A combien s’élève notre dette publique aujourd’hui ?

Le stock de notre dette extérieure, latérale et multilatérale, est évalué à 41 milliards de francs, au sortir du programme Initiative pays pauvres très endettés du Fonds monétaire en 2013. Ce stock était de l’ordre de 95 milliards de francs en 2009, c’est-à-dire avant la fin du programme. Donc le point d’achèvement de ladite initiative a permis d’éponger jusqu’à 50% de notre dette extérieure. La partie non épongée lors de l’accession des Comores au point d’achèvement, ce sont les dettes dites commerciales et autres n’entrant pas dans le volet de financement du développement des infrastructures de base. Et les dettes des autres bailleurs non membres du club de Paris, comme la Banque islamique de développement, le Fonds saoudien ou d’Abu-Dhabi, Koweït et Maurice.
Pour ce qui est de la dette intérieure. On parle de dette au sens juridique du terme, s’il y a contrat de prestation de service ou autre entre deux parties. Nous ne pouvons pas parler de dette intérieure, car il n’y pas eu de contrat. Sinon, il y a eu des états d’arriérés. Il y a des arriérés intérieures mais pas de dette intérieure.
On dit arriérés parce que nous savons qu’il y a un stock d’arriérés de salaires des fonctionnaires, qui datent d’une période à une autre. Mais il n’y a jamais eu de contrat de prestations, en tout cas pas à la connaissance des autorités habilitées à établir ces contrats. S’il y a eu des prestations de services faits à l’Etat, mais nous n’avons pas eu le temps matériel de nous asseoir pour vérifier si le service a été rendu ou non.
Il y a eu en 2010 un rapport d’audit des arriérés intérieurs de l’Etat, initié par l’Union européenne, qui avait révélé des arrièrés d’un montant d’environ 8 milliards de francs.

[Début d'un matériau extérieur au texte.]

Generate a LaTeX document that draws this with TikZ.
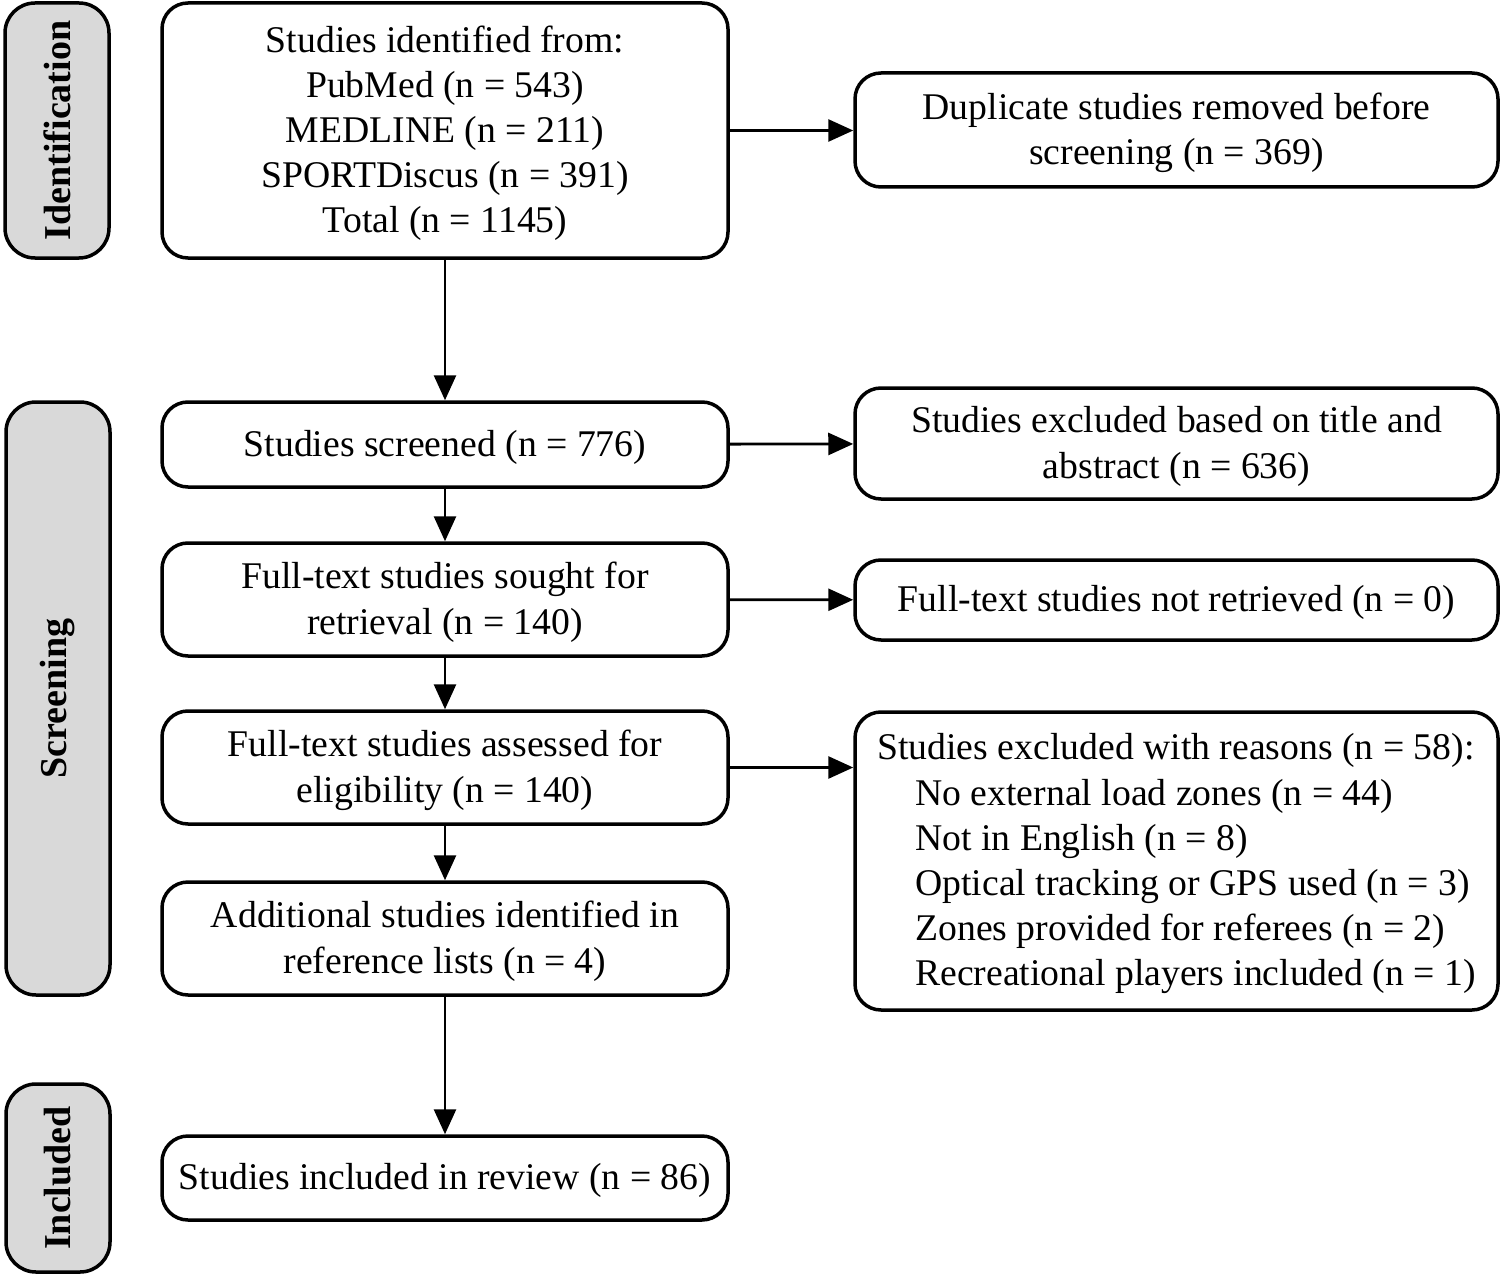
\documentclass[tikz,border=0pt]{standalone}
\usepackage{fontspec}
\setmainfont{Liberation Serif}
\usetikzlibrary{arrows.meta}
\newcommand\topgap{\rule{0pt}{32pt}}
\begin{document}
\begin{tikzpicture}[x=1pt,y=-1pt,
  box/.style={draw, line width=3.5pt, rounded corners=26pt, fill=white,
    align=center, inner sep=0pt, font=\fontsize{37.7}{45.2}\selectfont},
  mainbox/.style={box, minimum width=566pt},
  sidebox/.style={box, minimum width=643pt},
  phase/.style={draw, line width=3.5pt, rounded corners=30pt, fill=black!15,
    rotate=90, minimum height=104pt, inner sep=0pt,
    font=\fontsize{38}{45}\selectfont\bfseries},
  arr/.style={line width=2.8pt, -{Triangle[length=25pt,width=22pt]}}]
\useasboundingbox (0,0) rectangle (1502,1276);

% phase labels
\node[phase, minimum width=255pt] (pid) at (57,130.5) {Identification};
\node[phase, minimum width=593pt] (pscr) at (58,698.5) {Screening};
\node[phase, minimum width=188pt] (pinc) at (58,1178) {Included};

% main column
\node[mainbox, minimum height=255pt] (b1) at (445,130.5)
  {\topgap Studies identified from:\\PubMed (n = 543)\\MEDLINE (n = 211)\\SPORTDiscus (n = 391)\\Total (n = 1145)};
\node[mainbox, minimum height=85pt] (b2) at (445,444.5) {\topgap Studies screened (n = 776)};
\node[mainbox, minimum height=113pt] (b3) at (445,599.5) {\topgap Full-text studies sought for\\retrieval (n = 140)};
\node[mainbox, minimum height=113pt] (b4) at (445,767.5) {\topgap Full-text studies assessed for\\eligibility (n = 140)};
\node[mainbox, minimum height=113pt] (b5) at (445,938.5) {\topgap Additional studies identified in\\reference lists (n = 4)};
\node[mainbox, minimum height=84pt] (b6) at (445,1178) {\topgap Studies included in review (n = 86)};

% right column
\node[sidebox, minimum height=114pt] (r1) at (1176.5,130) {\topgap Duplicate studies removed before\\screening (n = 369)};
\node[sidebox, minimum height=111pt] (r2) at (1176.5,443.5) {\topgap Studies excluded based on title and\\abstract (n = 636)};
\node[sidebox, minimum height=80pt] (r3) at (1176.5,600) {\topgap Full-text studies not retrieved (n = 0)};
\node[sidebox, minimum height=298pt, align=left] (r4) at (1176.5,861)
  {\topgap Studies excluded with reasons (n = 58):\\
   \hspace*{38pt}No external load zones (n = 44)\\
   \hspace*{38pt}Not in English (n = 8)\\
   \hspace*{38pt}Optical tracking or GPS used (n = 3)\\
   \hspace*{38pt}Zones provided for referees (n = 2)\\
   \hspace*{38pt}Recreational players included (n = 1)};

% connectors
\draw[arr] (b1) -- (b1.east -| r1.west);
\draw[arr] (b1) -- (b2);
\draw[arr] (b2) -- (r2);
\draw[arr] (b2) -- (b3);
\draw[arr] (b3) -- (r3);
\draw[arr] (b3) -- (b4);
\draw[arr] (b4.east) -- (b4.east -| r4.west);
\draw[arr] (b4) -- (b5);
\draw[arr] (b5) -- (b6);
\end{tikzpicture}
\end{document}
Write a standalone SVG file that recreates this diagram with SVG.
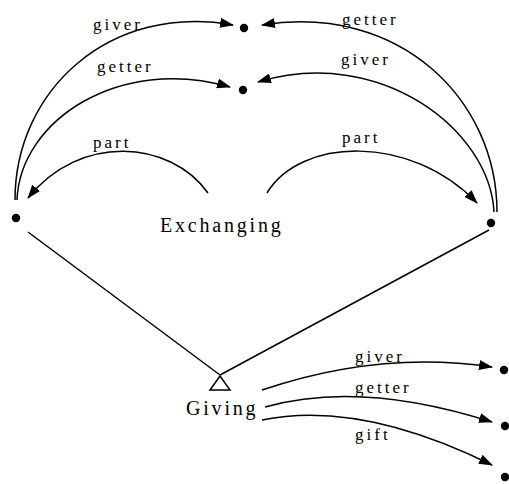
<svg xmlns="http://www.w3.org/2000/svg" width="509" height="484" viewBox="0 0 509 484">
<style>
.lbl{font-family:"Liberation Serif",serif;font-size:17px;letter-spacing:3px;fill:#000}
.big{font-family:"Liberation Serif",serif;font-size:20px;letter-spacing:2.8px;fill:#000}
.c{fill:none;stroke:#000;stroke-width:1.5}
.dot{fill:#000}
</style>
<defs>
<marker id="ah" markerWidth="14" markerHeight="10" refX="13" refY="5" orient="auto" markerUnits="userSpaceOnUse">
<path d="M0,0 L14,5 L0,10 Z" fill="#000"/>
</marker>
</defs>
<g id="connectors">
<path class="c" marker-end="url(#ah)" d="M15,200 C15,90 110,3 233,25"/>
<path class="c" marker-end="url(#ah)" d="M17,200 C20,120 120,55 230,87"/>
<path class="c" marker-end="url(#ah)" d="M497,212 C497,100 400,3 262,25"/>
<path class="c" marker-end="url(#ah)" d="M494,212 C490,130 380,45 258,82"/>
<path class="c" marker-end="url(#ah)" d="M208,193 C170,140 80,133 28,198"/>
<path class="c" marker-end="url(#ah)" d="M267,193 C300,138 410,133 477,203"/>
<path class="c" d="M28,232 L220,375"/>
<path class="c" d="M489,230 L220,375"/>
<path class="c" marker-end="url(#ah)" d="M262,390 Q380,350 492,367"/>
<path class="c" marker-end="url(#ah)" d="M265,407 Q360,380 492,422"/>
<path class="c" marker-end="url(#ah)" d="M262,420 Q360,400 492,465"/>
</g>
<g id="labels">
<text class="lbl" x="93" y="30">giver</text>
<text class="lbl" x="97" y="72">getter</text>
<text class="lbl" x="93" y="148">part</text>
<text class="lbl" x="342" y="25">getter</text>
<text class="lbl" x="341" y="65">giver</text>
<text class="lbl" x="342" y="143">part</text>
<text class="lbl" x="355" y="362">giver</text>
<text class="lbl" x="355" y="393">getter</text>
<text class="lbl" x="355" y="440">gift</text>
</g>
<g id="exchanging"><text class="big" x="160" y="232">Exchanging</text></g>
<g id="giving">
<path d="M220,376 L210,390 L230,390 Z" fill="#fff" stroke="#000" stroke-width="1.5"/>
<text class="big" x="186" y="415">Giving</text>
</g>
<g id="dot-top1"><circle class="dot" cx="244" cy="28" r="4.2"/></g>
<g id="dot-top2"><circle class="dot" cx="243" cy="90" r="4.2"/></g>
<g id="dot-left"><circle class="dot" cx="16" cy="218" r="4.2"/></g>
<g id="dot-right"><circle class="dot" cx="491" cy="223" r="4.2"/></g>
<g id="dot-b1"><circle class="dot" cx="504" cy="370" r="4.2"/></g>
<g id="dot-b2"><circle class="dot" cx="505" cy="426" r="4.2"/></g>
<g id="dot-b3"><circle class="dot" cx="505" cy="477" r="4.2"/></g>
</svg>
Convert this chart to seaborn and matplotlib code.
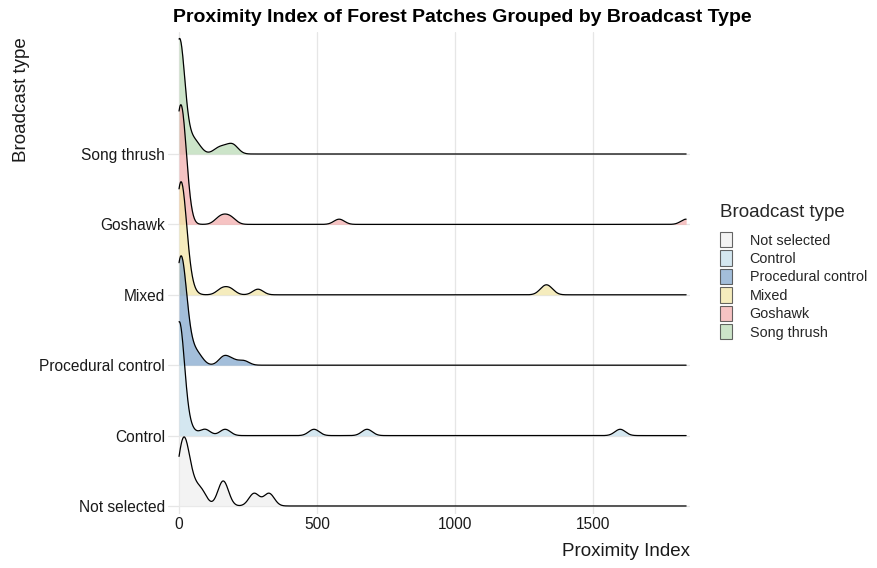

Quel est le poids de cette dette dans notre économie ?

Pour donner un exemple beaucoup plus explicite, cette année en cours, l’Etat comorien va consacrer 715 millions de francs, rien que pour le paiement du service de sa dette extérieure. Cette charge dans le budget de l’Etat sera de l’ordre de 718 millions de francs l’année prochaine. Là, nous avons beaucoup progressé, car il fut un temps, avant le programme Ippte, où l’Etat pouvait consacrer jusqu’à 2 milliards de francs par an. […] Nous pouvons dire qu’aujourd’hui, nous sommes quand même à un rythme que nous appelons viabilité de la dette. Maintenant, la dette rentre dans les capacités des ressources internes du pays. Alors qu’avant nous faisions des prêts négatifs. C’est-à-dire que nous faisions des transferts négatifs ; autrement dit, nous payions plus par rapport à ce qu’on nous donnait.